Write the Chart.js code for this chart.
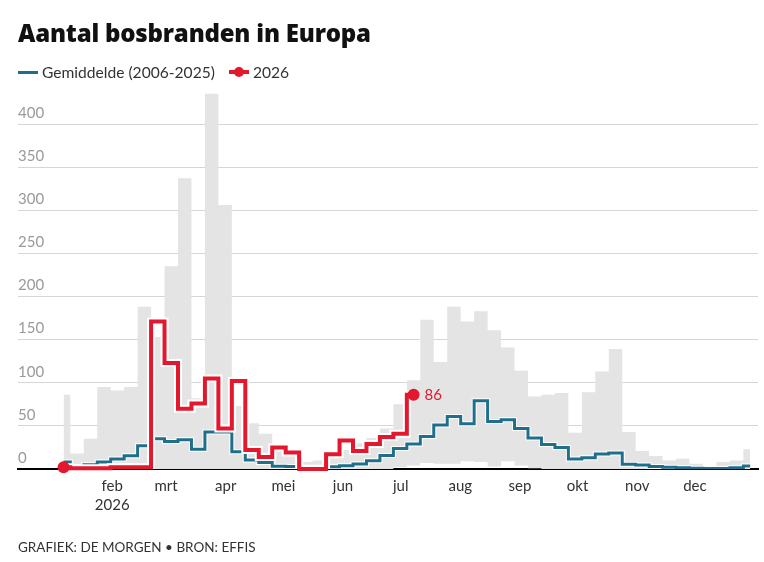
<!DOCTYPE html>
<html lang="nl">
<head>
<meta charset="utf-8">
<title>Aantal bosbranden in Europa</title>
<script src="https://cdn.jsdelivr.net/npm/chart.js@4.4.1/dist/chart.umd.min.js"></script>
<style>
  html, body { margin: 0; padding: 0; background: #fff; }
  body {
    width: 764px; height: 562px; position: relative; overflow: hidden;
    font-family: Lato, "Open Sans", sans-serif; color: #222;
  }
  #chart-wrap { position: absolute; left: 0; top: 0; width: 764px; height: 562px; }
  h1 {
    position: absolute; left: 18px; top: 16px; margin: 0;
    font-family: "Open Sans", Lato, sans-serif;
    font-size: 24px; font-weight: 800; color: #111; letter-spacing: -0.2px;
  }
  .legend {
    position: absolute; left: 18px; top: 62px; height: 20px;
    display: flex; align-items: center; font-size: 15.6px; color: #333;
  }
  .legend .item { display: flex; align-items: center; margin-right: 14px; }
  .swatch { position: relative; width: 20px; margin-right: 4px; }
  .swatch.avg { height: 3px; background: #1f6f8b; }
  .swatch.cur { height: 4px; background: #e3172d; }
  .swatch.cur::after {
    content: ''; position: absolute; left: 5px; top: -3px;
    width: 10px; height: 10px; border-radius: 50%; background: #e3172d;
  }
  .footer {
    position: absolute; left: 18px; top: 539px;
    font-size: 13.5px; color: #333;
  }
</style>
</head>
<body>
<div id="chart-wrap"><canvas id="fires-chart"></canvas></div>
<h1>Aantal bosbranden in Europa</h1>
<div class="legend">
  <div class="item"><span class="swatch avg"></span>Gemiddelde (2006-2025)</div>
  <div class="item"><span class="swatch cur"></span>2026</div>
</div>
<div class="footer">GRAFIEK: DE MORGEN • BRON: EFFIS</div>

<script>
// weeknummers (x) en waarden per week
const weeks = [1, 2, 3, 4, 5, 6, 7, 8, 9, 10, 11, 12, 13, 14, 15, 16, 17, 18, 19, 20,
  21, 22, 23, 24, 25, 26, 27, 28, 29, 30, 31, 32, 33, 34, 35, 36, 37, 38, 39, 40,
  41, 42, 43, 44, 45, 46, 47, 48, 49, 50, 51, 52];

// hoogste en laagste weekwaarde 2006-2025 (grijze band)
const maxValues = [86, 18, 35, 95, 91, 95, 188, 153, 235, 337, 82, 435, 306, 73, 53, 41, 28, 20, 8, 10,
  15, 22, 30, 36, 47, 75, 103, 173, 124, 188, 171, 183, 161, 141, 114, 84, 86, 88, 42, 89,
  113, 139, 43, 21, 15, 10, 12, 6, 2, 8, 10, 23];
const minValues = [0, 0, 0, 0, 0, 0, 0, 0, 0, 0, 0, 0, 0, 0, 0, 0, 0, 0, 0, 0,
  0, 0, 0, 0, 0, 2, 4, 7, 6, 6, 9, 8, 3, 9, 4, 1, 0, 0, 0, 0,
  0, 0, 0, 0, 0, 0, 0, 0, 0, 0, 0, 0];

// gemiddelde 2006-2025
const avgValues = [8, 3, 5, 8, 11.5, 15.5, 27, 35, 32, 34, 23, 43, 43, 20, 10.5, 7.6, 3.2, 2.8, 2, 2,
  2.7, 3.9, 5.7, 9.5, 15.7, 23.8, 29, 37.6, 51, 61, 52.5, 79, 55, 57, 47, 36, 28.5, 25, 11.5, 13,
  17.5, 18.5, 5.5, 4.5, 3, 2, 1.5, 0.8, 0.5, 0.5, 1.5, 3.5];

// 2026 tot nu toe
const values2026 = [2, 1, 1, 1, 2, 2, 2, 171, 123, 70, 76, 105, 47, 102, 22, 14, 25, 19, 0, 0,
  17, 33, 21, 29, 37, 41, 86];

const monthStarts = [31, 59, 90, 120, 151, 181, 212, 243, 273, 304, 334];
const monthNames = ['feb', 'mrt', 'apr', 'mei', 'jun', 'jul', 'aug', 'sep', 'okt', 'nov', 'dec'];
const yTicks = [0, 50, 100, 150, 200, 250, 300, 350, 400];

const BLUE = '#1f6f8b';
const RED = '#e3172d';
const GREY = '#e4e4e4';

// dag van het jaar waarop elke week valt
const weekDay = w => 5.7 + 7 * (w - 1);
const series = vals => vals.map((v, i) => ({ x: weekDay(weeks[i]), y: v }));

const lastIdx = values2026.length - 1;
const redRadius = values2026.map((_, i) => (i === 0 || i === lastIdx ? 6 : 0));

// ── label "86" naast het laatste punt ──────────────────────
const endLabel = {
  id: 'endLabel',
  afterDatasetsDraw(chart) {
    const meta = chart.getDatasetMeta(5);
    const pt = meta.data[lastIdx];
    const ctx = chart.ctx;
    ctx.save();
    ctx.font = '15px Lato, sans-serif';
    ctx.fillStyle = RED;
    ctx.textBaseline = 'middle';
    ctx.fillText(String(values2026[lastIdx]), pt.x + 11, pt.y);
    ctx.restore();
  }
};

const line = {
  stepped: 'middle',
  pointRadius: 0,
  pointHoverRadius: 0,
  fill: false,
};

new Chart(document.getElementById('fires-chart'), {
  type: 'line',
  data: {
    datasets: [
      { ...line, label: 'min', data: series(minValues), borderWidth: 0, borderColor: 'rgba(0,0,0,0)', order: 6 },
      { ...line, label: 'max', data: series(maxValues), borderWidth: 0, borderColor: 'rgba(0,0,0,0)',
        backgroundColor: GREY, fill: '-1', order: 5 },
      { ...line, label: 'halo gem', data: series(avgValues), borderColor: '#fff', borderWidth: 5, order: 4 },
      { ...line, label: 'Gemiddelde (2006-2025)', data: series(avgValues), borderColor: BLUE, borderWidth: 3, order: 3 },
      { ...line, label: 'halo 2026', data: series(values2026), borderColor: '#fff', borderWidth: 8, order: 2 },
      { ...line, label: '2026', data: series(values2026), borderColor: RED, borderWidth: 4,
        pointRadius: redRadius, pointBackgroundColor: RED, pointBorderWidth: 0, clip: false, order: 1 },
    ]
  },
  options: {
    responsive: true,
    maintainAspectRatio: false,
    animation: false,
    events: [],
    layout: { padding: { left: 18, right: 0, top: 89.5, bottom: 39.5 } },
    plugins: {
      legend: { display: false },
      tooltip: { enabled: false },
    },
    scales: {
      x: {
        type: 'linear',
        min: -18,
        max: 366.8,
        afterBuildTicks: axis => { axis.ticks = monthStarts.map(v => ({ value: v })); },
        ticks: {
          autoSkip: false,
          maxRotation: 0,
          padding: 8,
          color: '#333',
          font: { family: 'Lato', size: 15, lineHeight: 1.25 },
          callback: v => {
            const name = monthNames[monthStarts.indexOf(v)];
            return name === 'feb' ? [name, '2026'] : name;
          }
        },
        grid: { display: false, drawTicks: false },
        border: { display: true, color: '#000', width: 2 },
      },
      y: {
        min: 0,
        max: 440,
        afterBuildTicks: axis => { axis.ticks = yTicks.map(v => ({ value: v })); },
        ticks: {
          mirror: true,
          padding: 0,
          labelOffset: -11,
          color: '#9a9a9a',
          font: { family: 'Lato', size: 15 },
        },
        grid: { color: '#d6d6d6', lineWidth: 1, drawTicks: false },
        border: { display: false },
      }
    }
  },
  plugins: [endLabel]
});
</script>
</body>
</html>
──────────
_SET EXERCISE_
Copy all the data exactly as written, but skip any picture.

_EXPECTED ANSWER_
Write the Chart.js code for this chart.
<!DOCTYPE html>
<html lang="nl">
<head>
<meta charset="utf-8">
<title>Aantal bosbranden in Europa</title>
<script src="https://cdn.jsdelivr.net/npm/chart.js@4.4.1/dist/chart.umd.min.js"></script>
<style>
  html, body { margin: 0; padding: 0; background: #fff; }
  body {
    width: 764px; height: 562px; position: relative; overflow: hidden;
    font-family: Lato, "Open Sans", sans-serif; color: #222;
  }
  #chart-wrap { position: absolute; left: 0; top: 0; width: 764px; height: 562px; }
  h1 {
    position: absolute; left: 18px; top: 16px; margin: 0;
    font-family: "Open Sans", Lato, sans-serif;
    font-size: 24px; font-weight: 800; color: #111; letter-spacing: -0.2px;
  }
  .legend {
    position: absolute; left: 18px; top: 62px; height: 20px;
    display: flex; align-items: center; font-size: 15.6px; color: #333;
  }
  .legend .item { display: flex; align-items: center; margin-right: 14px; }
  .swatch { position: relative; width: 20px; margin-right: 4px; }
  .swatch.avg { height: 3px; background: #1f6f8b; }
  .swatch.cur { height: 4px; background: #e3172d; }
  .swatch.cur::after {
    content: ''; position: absolute; left: 5px; top: -3px;
    width: 10px; height: 10px; border-radius: 50%; background: #e3172d;
  }
  .footer {
    position: absolute; left: 18px; top: 539px;
    font-size: 13.5px; color: #333;
  }
</style>
</head>
<body>
<div id="chart-wrap"><canvas id="fires-chart"></canvas></div>
<h1>Aantal bosbranden in Europa</h1>
<div class="legend">
  <div class="item"><span class="swatch avg"></span>Gemiddelde (2006-2025)</div>
  <div class="item"><span class="swatch cur"></span>2026</div>
</div>
<div class="footer">GRAFIEK: DE MORGEN • BRON: EFFIS</div>

<script>
// weeknummers (x) en waarden per week
const weeks = [1, 2, 3, 4, 5, 6, 7, 8, 9, 10, 11, 12, 13, 14, 15, 16, 17, 18, 19, 20,
  21, 22, 23, 24, 25, 26, 27, 28, 29, 30, 31, 32, 33, 34, 35, 36, 37, 38, 39, 40,
  41, 42, 43, 44, 45, 46, 47, 48, 49, 50, 51, 52];

// hoogste en laagste weekwaarde 2006-2025 (grijze band)
const maxValues = [86, 18, 35, 95, 91, 95, 188, 153, 235, 337, 82, 435, 306, 73, 53, 41, 28, 20, 8, 10,
  15, 22, 30, 36, 47, 75, 103, 173, 124, 188, 171, 183, 161, 141, 114, 84, 86, 88, 42, 89,
  113, 139, 43, 21, 15, 10, 12, 6, 2, 8, 10, 23];
const minValues = [0, 0, 0, 0, 0, 0, 0, 0, 0, 0, 0, 0, 0, 0, 0, 0, 0, 0, 0, 0,
  0, 0, 0, 0, 0, 2, 4, 7, 6, 6, 9, 8, 3, 9, 4, 1, 0, 0, 0, 0,
  0, 0, 0, 0, 0, 0, 0, 0, 0, 0, 0, 0];

// gemiddelde 2006-2025
const avgValues = [8, 3, 5, 8, 11.5, 15.5, 27, 35, 32, 34, 23, 43, 43, 20, 10.5, 7.6, 3.2, 2.8, 2, 2,
  2.7, 3.9, 5.7, 9.5, 15.7, 23.8, 29, 37.6, 51, 61, 52.5, 79, 55, 57, 47, 36, 28.5, 25, 11.5, 13,
  17.5, 18.5, 5.5, 4.5, 3, 2, 1.5, 0.8, 0.5, 0.5, 1.5, 3.5];

// 2026 tot nu toe
const values2026 = [2, 1, 1, 1, 2, 2, 2, 171, 123, 70, 76, 105, 47, 102, 22, 14, 25, 19, 0, 0,
  17, 33, 21, 29, 37, 41, 86];

const monthStarts = [31, 59, 90, 120, 151, 181, 212, 243, 273, 304, 334];
const monthNames = ['feb', 'mrt', 'apr', 'mei', 'jun', 'jul', 'aug', 'sep', 'okt', 'nov', 'dec'];
const yTicks = [0, 50, 100, 150, 200, 250, 300, 350, 400];

const BLUE = '#1f6f8b';
const RED = '#e3172d';
const GREY = '#e4e4e4';

// dag van het jaar waarop elke week valt
const weekDay = w => 5.7 + 7 * (w - 1);
const series = vals => vals.map((v, i) => ({ x: weekDay(weeks[i]), y: v }));

const lastIdx = values2026.length - 1;
const redRadius = values2026.map((_, i) => (i === 0 || i === lastIdx ? 6 : 0));

// ── label "86" naast het laatste punt ──────────────────────
const endLabel = {
  id: 'endLabel',
  afterDatasetsDraw(chart) {
    const meta = chart.getDatasetMeta(5);
    const pt = meta.data[lastIdx];
    const ctx = chart.ctx;
    ctx.save();
    ctx.font = '15px Lato, sans-serif';
    ctx.fillStyle = RED;
    ctx.textBaseline = 'middle';
    ctx.fillText(String(values2026[lastIdx]), pt.x + 11, pt.y);
    ctx.restore();
  }
};

const line = {
  stepped: 'middle',
  pointRadius: 0,
  pointHoverRadius: 0,
  fill: false,
};

new Chart(document.getElementById('fires-chart'), {
  type: 'line',
  data: {
    datasets: [
      { ...line, label: 'min', data: series(minValues), borderWidth: 0, borderColor: 'rgba(0,0,0,0)', order: 6 },
      { ...line, label: 'max', data: series(maxValues), borderWidth: 0, borderColor: 'rgba(0,0,0,0)',
        backgroundColor: GREY, fill: '-1', order: 5 },
      { ...line, label: 'halo gem', data: series(avgValues), borderColor: '#fff', borderWidth: 5, order: 4 },
      { ...line, label: 'Gemiddelde (2006-2025)', data: series(avgValues), borderColor: BLUE, borderWidth: 3, order: 3 },
      { ...line, label: 'halo 2026', data: series(values2026), borderColor: '#fff', borderWidth: 8, order: 2 },
      { ...line, label: '2026', data: series(values2026), borderColor: RED, borderWidth: 4,
        pointRadius: redRadius, pointBackgroundColor: RED, pointBorderWidth: 0, clip: false, order: 1 },
    ]
  },
  options: {
    responsive: true,
    maintainAspectRatio: false,
    animation: false,
    events: [],
    layout: { padding: { left: 18, right: 0, top: 89.5, bottom: 39.5 } },
    plugins: {
      legend: { display: false },
      tooltip: { enabled: false },
    },
    scales: {
      x: {
        type: 'linear',
        min: -18,
        max: 366.8,
        afterBuildTicks: axis => { axis.ticks = monthStarts.map(v => ({ value: v })); },
        ticks: {
          autoSkip: false,
          maxRotation: 0,
          padding: 8,
          color: '#333',
          font: { family: 'Lato', size: 15, lineHeight: 1.25 },
          callback: v => {
            const name = monthNames[monthStarts.indexOf(v)];
            return name === 'feb' ? [name, '2026'] : name;
          }
        },
        grid: { display: false, drawTicks: false },
        border: { display: true, color: '#000', width: 2 },
      },
      y: {
        min: 0,
        max: 440,
        afterBuildTicks: axis => { axis.ticks = yTicks.map(v => ({ value: v })); },
        ticks: {
          mirror: true,
          padding: 0,
          labelOffset: -11,
          color: '#9a9a9a',
          font: { family: 'Lato', size: 15 },
        },
        grid: { color: '#d6d6d6', lineWidth: 1, drawTicks: false },
        border: { display: false },
      }
    }
  },
  plugins: [endLabel]
});
</script>
</body>
</html>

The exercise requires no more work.